- The Washington Times - Tuesday, November 18, 2008

UPDATED:

The fight over how to use the Treasury’s $700 billion bank rescue fund went into another round on Capitol Hill Tuesday, with top administration officials testifying that the money should be reserved for potential financial disasters — including another possible big bank failure — rather than auto or homeowner bailouts.

Federal Reserve chairman Ben S. Bernanke stressed that while the severe crunch in credit markets has eased somewhat since last month, markets remain “far from normal” and getting loans is still a problem for banks, businesses and consumers. Further turmoil in markets and the downfall of more big institutions are still possible, he said.

Secretary of the Treasury Henry Paulson told the House Financial Services Committee that the best way to limit the spread of an already deep recession in the economy is by using the funds to further bolster banks and credit companies that are being hammered not only by worsening mortgage defaults but by sharply rising delinquencies on credit cards and other kinds of consumer debts.

“The purpose of the financial rescue legislation was to stabilize our financial system and to strengthen it. It is not a panacea for all our economic difficulties,” he said, as committee members lambasted him for not directing some of the funds to help homeowners facing foreclosure or automakers facing bankruptcy.

“If we have learned anything throughout this year, we have learned that this financial crisis is unpredictable and difficult to counteract,” Mr. Paulson said. “So early last week, we concluded it was only prudent to reserve our […] capacity, maintaining not only our flexibility, but that of the next administration.”

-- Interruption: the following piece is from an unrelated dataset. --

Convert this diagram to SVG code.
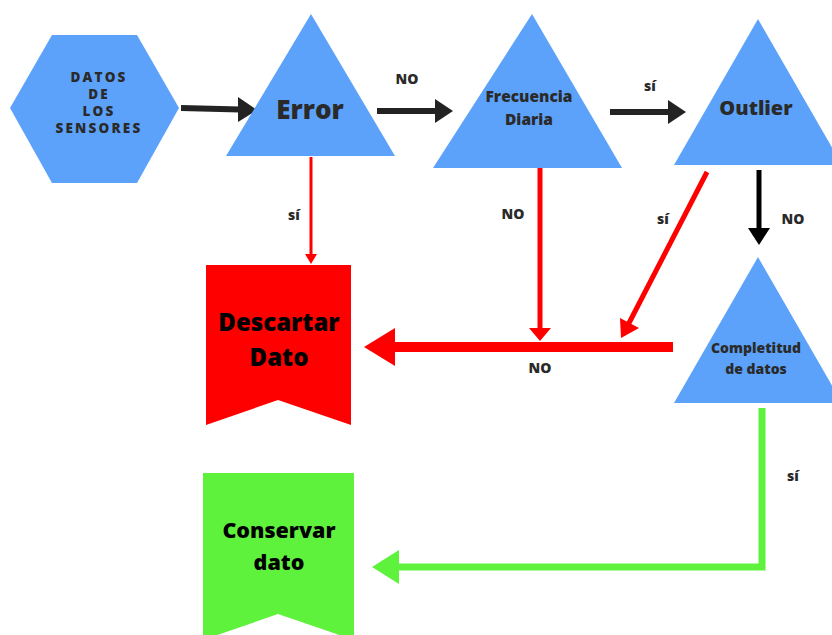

Another reason for conserving the funds, he said, is “this year we will issue $1.5 trillion of Treasury securities” to finance the bank rescue programs — a level of debt many times higher than the government has ever footed before.

While lawmakers conceded that Mr. Paulson is under no obligation to use the funds to rescue Detroit’s Big Three auto firms, House committee chairman Barney Frank, Massachusetts Democrat, charged that he is failing to carry out the law by refusing to divert money into foreclosure prevention as Congress directed.

“There, I believe, is an overwhelming and powerful set of reasons why some of the…money must be used for mortgage foreclosure,” he said, advising Mr. Paulson to “let a hundred flowers bloom” by experimenting with ways to help homeowners avoid losing their houses.

Legislators praised Federal Deposit Insurance Corp. chairman Sheila Bair, who testified that it is “essential” for Treasury to offer loan guarantees and credit help to slow home foreclosures. She said the Treasury is getting “behind the curve” by not taking more aggressive action.

Mr. Paulson said the Treasury already is providing the most powerful support it can for homeowners by providing backing for Fannie Mae and Freddie Mac to ensure they can keep guaranteeing mortgages with low interest rates.

“I have not said no” to funding a foreclosure prevention effort, he said, but he has not found a program that “strikes the right balance” between helping homeowners and protecting taxpayers’ money. “I am looking very hard” for such a program, he said.

Mr. Bernanke fended off criticism of the Fed for not disclosing more about the more than $2 trillion of loan programs for banks and corporations it started this year, which lawmakers said could expose taxpayers to large losses.

It would be “counterproductive” to reveal identities of financial institutions borrowing from the Fed because “that might create a stigma,” he said. “It’s very safe. We’ve never lost a penny in these lending programs.”

Mr. Bernanke conceded that the massive loan programs, along with the Treasury’s $290 billion of cash infusions for banks and insurance companies, so far have had a limited impact, producing only gradual improvements in recent weeks. The biggest breakthrough is top-rated corporations, states and cities are able to borrow once again in open markets, he said.